Transcript for Hoover Dam Construction, segment 16 of 17


Equipped with cylindrical gates which function as giant valves, the four intake towers serve as inlets to the four steel penstocks, supplying water to the turbines and outlet valves. Perched on shelves hewn into the canyon walls, they tower four hundred and three feet to an elevation above the crest of the dam and the rim of the canyon. With a combined capacity of four hundred thousand cubic feet of water per second, the two spillways located one on each side of the canyon upstream from the dam will serve as high level controls once the water of the reservoir has risen to its maximum storage elevation. Each spillway is equipped with four one hundred foot drum gates acting through a vertical dimension of sixteen feet. Water flowing over the lowered gates into the spillway basin plunges six hundred feet down through the tunnels to reenter the river downstream from the dam.

The Boulder Dam power plant is built in two wings, one along each side of the canyon wall at the downstream toe of the dam. The first generator was placed in operation on September eleventh, nineteen thirty-six. Equipped with seventeen generating units with capacities ranging from forty thousand to eighty-two thousand five hundred kilovolt amperes, this, the world's largest power plant, is capable of generating one million eight hundred and thirty-five thousand horsepower of electrical energy when operating at its rated capacity.
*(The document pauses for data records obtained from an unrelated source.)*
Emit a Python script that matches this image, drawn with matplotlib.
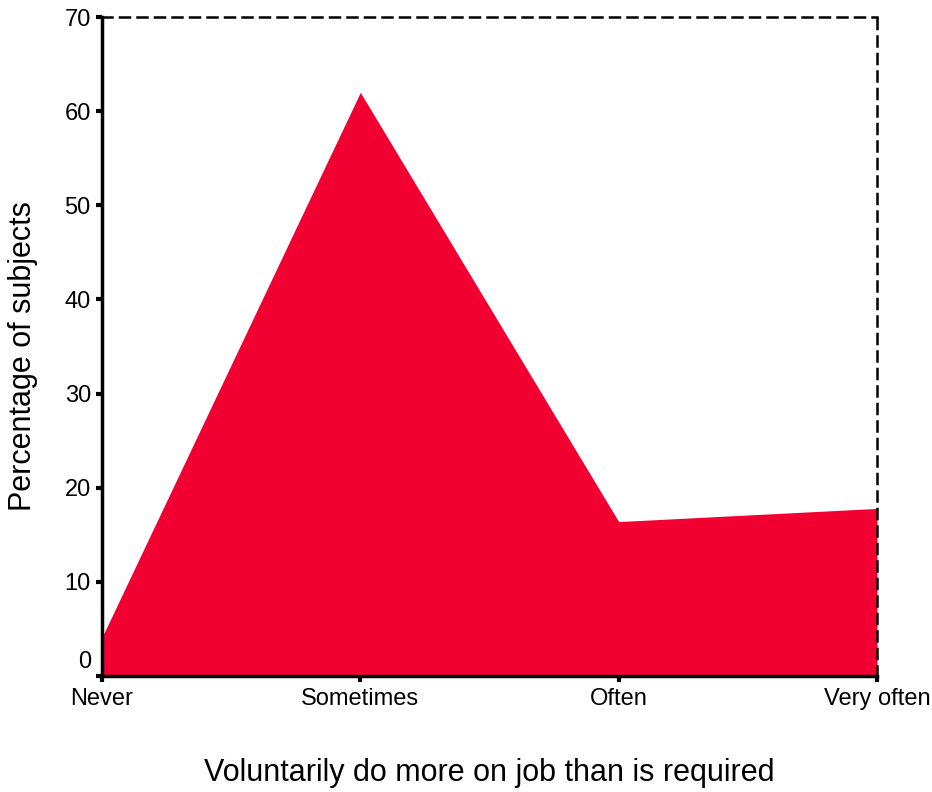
import matplotlib
matplotlib.use("Agg")
import matplotlib.pyplot as plt
import matplotlib.transforms as mtransforms

categories = ["Never", "Sometimes", "Often", "Very often"]
percentages = [4.1, 62.0, 16.4, 17.8]
y_ticks = [0, 10, 20, 30, 40, 50, 60, 70]

plt.rcParams['font.family'] = ['Liberation Sans', 'DejaVu Sans']

fig = plt.figure(figsize=(9.32, 7.92), dpi=100)
ax = fig.add_axes([0.1094, 0.1465, 0.8316, 0.832])

x = list(range(len(categories)))
ax.fill_between(x, percentages, 0, color='#F20032', linewidth=0)

ax.set_xlim(0, len(categories) - 1)
ax.set_ylim(0, 70)
ax.set_yticks(y_ticks)
ax.set_yticklabels([str(v) for v in y_ticks], fontsize=17)
ax.set_xticks(x)
ax.set_xticklabels(categories, fontsize=17)

ax.spines['left'].set_linewidth(2.5)
ax.spines['bottom'].set_linewidth(2.5)
for s in ['top', 'right']:
    ax.spines[s].set_linestyle((0, (4, 3)))
    ax.spines[s].set_linewidth(1.8)
ax.tick_params(axis='y', direction='out', length=4, width=3, pad=4)
ax.tick_params(axis='x', direction='out', length=4, width=3, pad=5)

# shift the '0' label upward slightly as in the reference
lbl0 = ax.get_yticklabels()[0]
lbl0.set_transform(lbl0.get_transform() + mtransforms.ScaledTranslation(0, 12/72, fig.dpi_scale_trans))

ax.set_ylabel("Percentage of subjects", fontsize=22, va='center')
ax.yaxis.set_label_coords(-0.102, 0.486)
ax.set_xlabel("Voluntarily do more on job than is required", fontsize=22, va='center')
ax.xaxis.set_label_coords(0.5, -0.1472)

fig.savefig("out.png", dpi=100, facecolor='white')
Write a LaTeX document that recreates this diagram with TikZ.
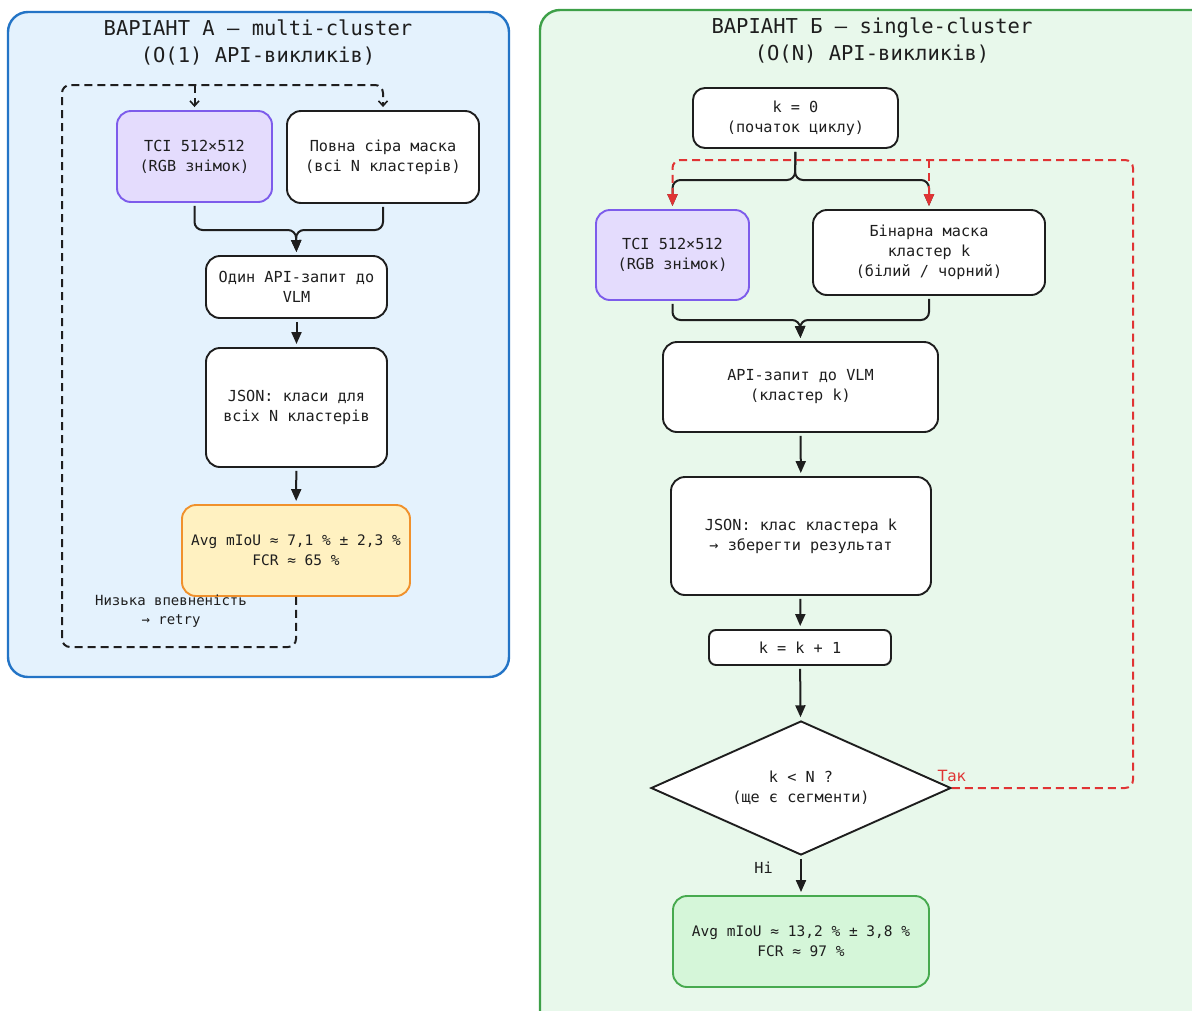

The transmission lines carrying Boulder Dam power radiate in a network from the dam with the major lines serving the Los Angeles metropolitan area. From the takeoff structure located on the roof of the powerhouse, the lines are taken up over the rim of the canyon into the switchyard above where the most highly specialized and modern development in the power transmission field are to be found.

From the switchyard, the lines travel out across the desert bringing light to the homes and cities and power to the factories of the great southwest. From Parker Dam, one hundred and fifty miles to the south, the Colorado River Aqueduct supplies the city of Los Angeles with the domestic and industrial water supply, while from the Imperial Dam, three hundred miles to the south, the All-American Canal diverts water from the Colorado River into the rich agricultural districts of the Imperial Valley.